Ganhar leitores à custa do coronavírus

O MIRANTE online teve um milhão de visitantes únicos na semana passada devido às notícias sobre a pandemia. Caso para dizer que somos uma boa companhia para quem fica em casa.

A pandemia do coronavírus ocupa todo o tempo de antena das televisões; e os jornais para lá caminham. Na passada semana O MIRANTE online teve um milhão de visitantes únicos o que quer dizer que tivemos o dobro dos leitores que vivem na região ribatejana que é a nossa área de influência. Em meados da passada semana reforçámos as notícias sobre o tema publicando online todos os despachos da agência Lusa que consideramos importantes para orientação dos leitores. Porque está tudo em causa por causa da pandemia vamos manter o tema nesta coluna. E desta vez não deixo de registar o facto de TODOS os órgãos de comunicação social continuarem a apontar os números dos mortos chineses como se alguém soubesse o que se passa na China, um território com 1.400 milhões de habitantes governado por um Imperador. É incrível a falta de respeito para com os leitores e o branqueamento que fazemos a um regime comunista que só divulga e dá a conhecer o que muito bem entende.
Escrevo esta crónica a uma terça-feira, sentado numa espécie de secretária, ao lado de uma equipa que não desmobilizou nem vai desmobilizar. O correio electrónico mantém a ligação ao mundo e aos leitores; e todos os dias recebemos colaboração, embora muita dela não se ajuste ao nosso estatuto editorial porque segue a linha das redes sociais que é denunciar sem provas e no conforto do anonimato.

Uma semana antes da eclosão do vírus estive em Madrid para visitar a ARCO. Passei uma tarde a tentar perceber do que vivem as galerias de arte, quem estava na montra, e aproveitei para visitar os dois principais museus da cidade. Não paguei entrada porque a profissão dá-me entrada gratuita em qualquer destas feiras ou museus do mundo. Em Lisboa, na edição do ano passado da ARCO, não consegui entrar com a carteira de jornalista nem com o cartão multibanco; tinha que pagar em dinheiro vivo. Recusei-me e preferi ignorar que Lisboa ainda é, em muitas situações, uma rua movimentada de Madrid, e certa gente do mundo das galerias portuguesas fazem lembrar os contrabandistas de outros tempos.
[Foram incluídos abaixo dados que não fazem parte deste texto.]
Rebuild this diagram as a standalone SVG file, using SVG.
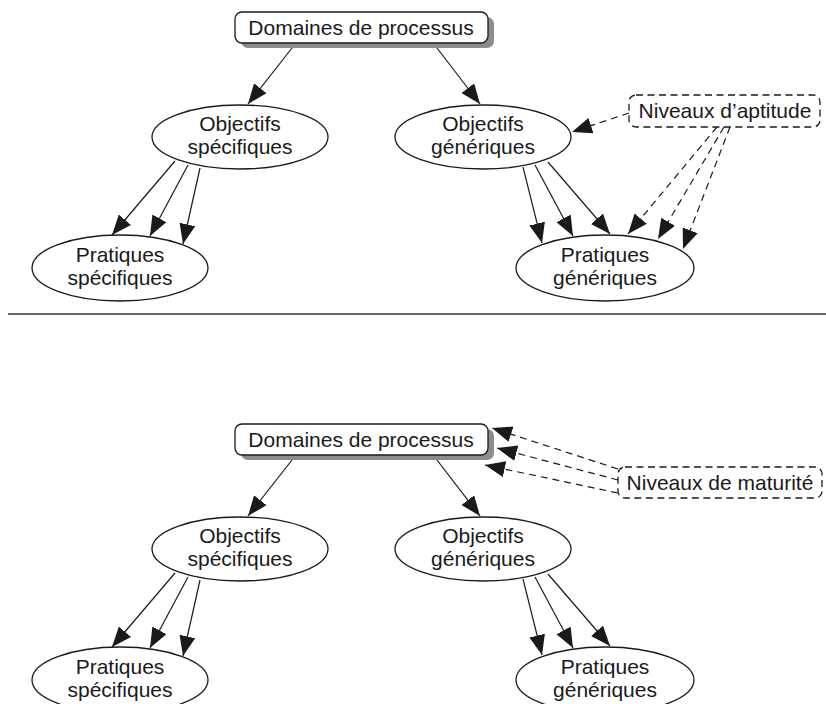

Sigo diariamente um blog de um médico que me ajuda a perceber melhor o mundo em que vivo e a desculpar as pessoas que acham que enfiadas debaixo da cama ficam mais seguras; mas também os mesmos de sempre que acham que o pior só acontece aos outros.

Tenho um velho amigo, com 84 anos, que trato de forma afectiva por EdMar, que acabou de se livrar de um vírus hospitalar e logo de seguida do coranavírus. Está de regresso a casa para voltar a fumar a sua cigarrilha. E eu a sonhar que vou ter, até morrer, um espírito sábio e sereno como o dele.
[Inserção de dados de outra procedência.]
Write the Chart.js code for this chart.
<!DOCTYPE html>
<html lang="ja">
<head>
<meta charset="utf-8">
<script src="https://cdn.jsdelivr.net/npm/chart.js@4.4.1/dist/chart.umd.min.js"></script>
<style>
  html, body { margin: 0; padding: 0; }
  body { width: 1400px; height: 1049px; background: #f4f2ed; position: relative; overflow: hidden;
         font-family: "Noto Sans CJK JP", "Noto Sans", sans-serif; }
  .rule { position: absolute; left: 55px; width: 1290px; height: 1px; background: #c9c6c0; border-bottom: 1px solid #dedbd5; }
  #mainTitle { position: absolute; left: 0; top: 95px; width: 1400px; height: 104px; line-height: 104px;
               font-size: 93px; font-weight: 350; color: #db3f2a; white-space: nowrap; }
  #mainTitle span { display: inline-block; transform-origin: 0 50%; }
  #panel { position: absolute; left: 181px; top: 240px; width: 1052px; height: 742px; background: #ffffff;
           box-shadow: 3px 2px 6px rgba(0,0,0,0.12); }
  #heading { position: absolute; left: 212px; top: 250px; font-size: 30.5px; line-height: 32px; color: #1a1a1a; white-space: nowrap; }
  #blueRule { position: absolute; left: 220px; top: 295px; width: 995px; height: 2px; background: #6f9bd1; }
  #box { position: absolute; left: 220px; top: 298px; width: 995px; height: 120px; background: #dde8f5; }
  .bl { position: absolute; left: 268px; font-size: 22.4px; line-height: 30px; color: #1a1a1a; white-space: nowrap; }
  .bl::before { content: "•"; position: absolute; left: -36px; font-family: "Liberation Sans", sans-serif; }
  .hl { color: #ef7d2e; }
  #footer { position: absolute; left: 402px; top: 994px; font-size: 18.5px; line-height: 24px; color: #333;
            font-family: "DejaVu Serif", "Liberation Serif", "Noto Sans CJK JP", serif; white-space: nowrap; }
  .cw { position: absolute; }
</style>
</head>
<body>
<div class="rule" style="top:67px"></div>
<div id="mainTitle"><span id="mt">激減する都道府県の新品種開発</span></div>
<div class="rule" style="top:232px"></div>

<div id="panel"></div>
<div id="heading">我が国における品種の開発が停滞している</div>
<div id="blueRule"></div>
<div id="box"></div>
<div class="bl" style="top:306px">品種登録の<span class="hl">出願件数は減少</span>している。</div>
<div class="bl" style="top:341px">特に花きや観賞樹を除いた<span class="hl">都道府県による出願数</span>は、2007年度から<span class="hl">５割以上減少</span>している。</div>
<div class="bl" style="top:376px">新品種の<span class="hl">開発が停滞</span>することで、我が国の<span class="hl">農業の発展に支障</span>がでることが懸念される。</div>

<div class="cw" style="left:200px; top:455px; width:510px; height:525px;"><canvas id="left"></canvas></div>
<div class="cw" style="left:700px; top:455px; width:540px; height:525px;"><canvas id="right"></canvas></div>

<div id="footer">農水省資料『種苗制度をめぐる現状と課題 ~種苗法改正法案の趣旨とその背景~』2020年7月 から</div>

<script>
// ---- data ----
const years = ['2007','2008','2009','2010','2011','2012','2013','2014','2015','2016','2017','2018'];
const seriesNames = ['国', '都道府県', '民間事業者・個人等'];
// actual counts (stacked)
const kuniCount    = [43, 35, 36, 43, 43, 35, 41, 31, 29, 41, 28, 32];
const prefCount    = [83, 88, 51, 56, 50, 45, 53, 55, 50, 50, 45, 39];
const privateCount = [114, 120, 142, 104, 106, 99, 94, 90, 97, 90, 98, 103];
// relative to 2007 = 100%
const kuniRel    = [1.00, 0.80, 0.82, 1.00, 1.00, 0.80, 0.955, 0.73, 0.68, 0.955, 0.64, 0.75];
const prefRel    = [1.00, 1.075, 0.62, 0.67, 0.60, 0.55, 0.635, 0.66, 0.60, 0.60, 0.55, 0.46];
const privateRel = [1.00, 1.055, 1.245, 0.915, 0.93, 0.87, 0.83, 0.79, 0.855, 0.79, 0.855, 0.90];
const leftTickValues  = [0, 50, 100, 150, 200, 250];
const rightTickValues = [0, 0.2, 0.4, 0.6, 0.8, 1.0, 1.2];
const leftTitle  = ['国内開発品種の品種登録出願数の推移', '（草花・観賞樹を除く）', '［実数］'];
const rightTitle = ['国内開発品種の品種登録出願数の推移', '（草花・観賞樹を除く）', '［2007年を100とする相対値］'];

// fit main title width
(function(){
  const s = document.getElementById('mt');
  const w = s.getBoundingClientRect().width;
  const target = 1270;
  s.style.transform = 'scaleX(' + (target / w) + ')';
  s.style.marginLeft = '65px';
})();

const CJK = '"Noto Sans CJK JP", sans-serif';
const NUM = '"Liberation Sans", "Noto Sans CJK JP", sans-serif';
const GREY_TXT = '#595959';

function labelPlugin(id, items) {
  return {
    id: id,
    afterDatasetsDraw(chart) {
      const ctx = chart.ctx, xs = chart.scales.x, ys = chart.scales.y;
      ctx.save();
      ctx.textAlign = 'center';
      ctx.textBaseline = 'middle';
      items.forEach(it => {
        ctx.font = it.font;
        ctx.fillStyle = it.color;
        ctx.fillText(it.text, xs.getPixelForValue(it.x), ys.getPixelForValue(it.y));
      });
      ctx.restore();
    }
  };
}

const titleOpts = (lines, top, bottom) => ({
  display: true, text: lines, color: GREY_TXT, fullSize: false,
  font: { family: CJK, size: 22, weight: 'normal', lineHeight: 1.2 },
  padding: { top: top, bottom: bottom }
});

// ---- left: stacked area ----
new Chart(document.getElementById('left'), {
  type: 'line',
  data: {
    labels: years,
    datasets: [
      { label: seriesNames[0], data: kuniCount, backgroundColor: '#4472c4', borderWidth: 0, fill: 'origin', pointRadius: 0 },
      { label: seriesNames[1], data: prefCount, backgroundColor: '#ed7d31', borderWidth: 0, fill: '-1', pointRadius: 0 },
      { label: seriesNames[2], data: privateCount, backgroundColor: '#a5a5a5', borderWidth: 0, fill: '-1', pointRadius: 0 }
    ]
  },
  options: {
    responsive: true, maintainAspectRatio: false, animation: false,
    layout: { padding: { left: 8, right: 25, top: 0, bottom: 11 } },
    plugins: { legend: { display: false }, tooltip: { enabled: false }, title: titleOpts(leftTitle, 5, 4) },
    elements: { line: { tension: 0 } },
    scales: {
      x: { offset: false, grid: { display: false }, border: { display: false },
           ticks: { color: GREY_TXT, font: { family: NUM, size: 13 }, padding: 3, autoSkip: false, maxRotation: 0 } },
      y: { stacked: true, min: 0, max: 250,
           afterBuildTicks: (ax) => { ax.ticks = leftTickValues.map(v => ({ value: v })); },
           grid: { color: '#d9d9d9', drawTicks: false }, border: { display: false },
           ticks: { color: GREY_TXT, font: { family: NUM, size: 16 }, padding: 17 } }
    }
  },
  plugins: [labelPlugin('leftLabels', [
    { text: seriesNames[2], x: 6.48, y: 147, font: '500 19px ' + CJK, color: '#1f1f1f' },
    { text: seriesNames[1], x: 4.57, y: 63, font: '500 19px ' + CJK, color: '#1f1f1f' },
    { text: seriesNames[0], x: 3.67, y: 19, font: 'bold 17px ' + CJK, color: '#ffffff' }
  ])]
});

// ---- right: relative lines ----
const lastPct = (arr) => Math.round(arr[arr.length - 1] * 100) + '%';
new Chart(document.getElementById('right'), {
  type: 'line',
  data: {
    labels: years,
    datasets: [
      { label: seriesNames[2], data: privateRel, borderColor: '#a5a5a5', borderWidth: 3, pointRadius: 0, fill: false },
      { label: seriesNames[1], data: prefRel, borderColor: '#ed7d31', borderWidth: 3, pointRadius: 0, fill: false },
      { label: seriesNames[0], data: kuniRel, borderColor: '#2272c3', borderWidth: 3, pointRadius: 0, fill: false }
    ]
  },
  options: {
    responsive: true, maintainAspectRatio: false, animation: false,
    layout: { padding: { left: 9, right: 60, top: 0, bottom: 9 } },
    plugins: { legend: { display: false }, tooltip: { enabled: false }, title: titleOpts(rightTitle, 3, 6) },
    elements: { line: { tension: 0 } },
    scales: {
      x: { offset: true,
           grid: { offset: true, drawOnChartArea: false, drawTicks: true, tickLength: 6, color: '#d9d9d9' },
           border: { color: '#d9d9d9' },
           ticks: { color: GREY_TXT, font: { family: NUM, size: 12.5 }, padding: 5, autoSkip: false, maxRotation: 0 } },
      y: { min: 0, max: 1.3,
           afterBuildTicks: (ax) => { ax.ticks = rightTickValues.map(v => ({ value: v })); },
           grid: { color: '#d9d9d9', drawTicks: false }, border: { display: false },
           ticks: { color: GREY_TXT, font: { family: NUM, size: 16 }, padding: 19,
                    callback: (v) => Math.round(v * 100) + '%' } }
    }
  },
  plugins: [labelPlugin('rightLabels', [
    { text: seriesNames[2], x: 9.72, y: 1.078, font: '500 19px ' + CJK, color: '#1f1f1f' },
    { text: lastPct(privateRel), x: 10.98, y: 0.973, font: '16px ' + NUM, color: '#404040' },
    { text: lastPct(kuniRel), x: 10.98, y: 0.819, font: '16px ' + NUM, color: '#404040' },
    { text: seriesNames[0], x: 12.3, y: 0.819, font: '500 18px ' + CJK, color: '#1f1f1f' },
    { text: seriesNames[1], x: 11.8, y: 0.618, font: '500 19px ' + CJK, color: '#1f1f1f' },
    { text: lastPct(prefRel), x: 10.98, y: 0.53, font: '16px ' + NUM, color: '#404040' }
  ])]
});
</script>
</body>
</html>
Muitas autarquias da região anunciaram medidas de apoio às populações que são uma boa razão para confiarmos nos políticos de proximidade que elegemos para o governo das nossas aldeias, vilas e cidades. Ficamos todos à espera que as ajudas já anunciadas, e as que ainda faltam anunciar, incluam um plano de contingência para apoio aos idosos que são a parte mais fraca desta batalha contra o coronavírus. JAE.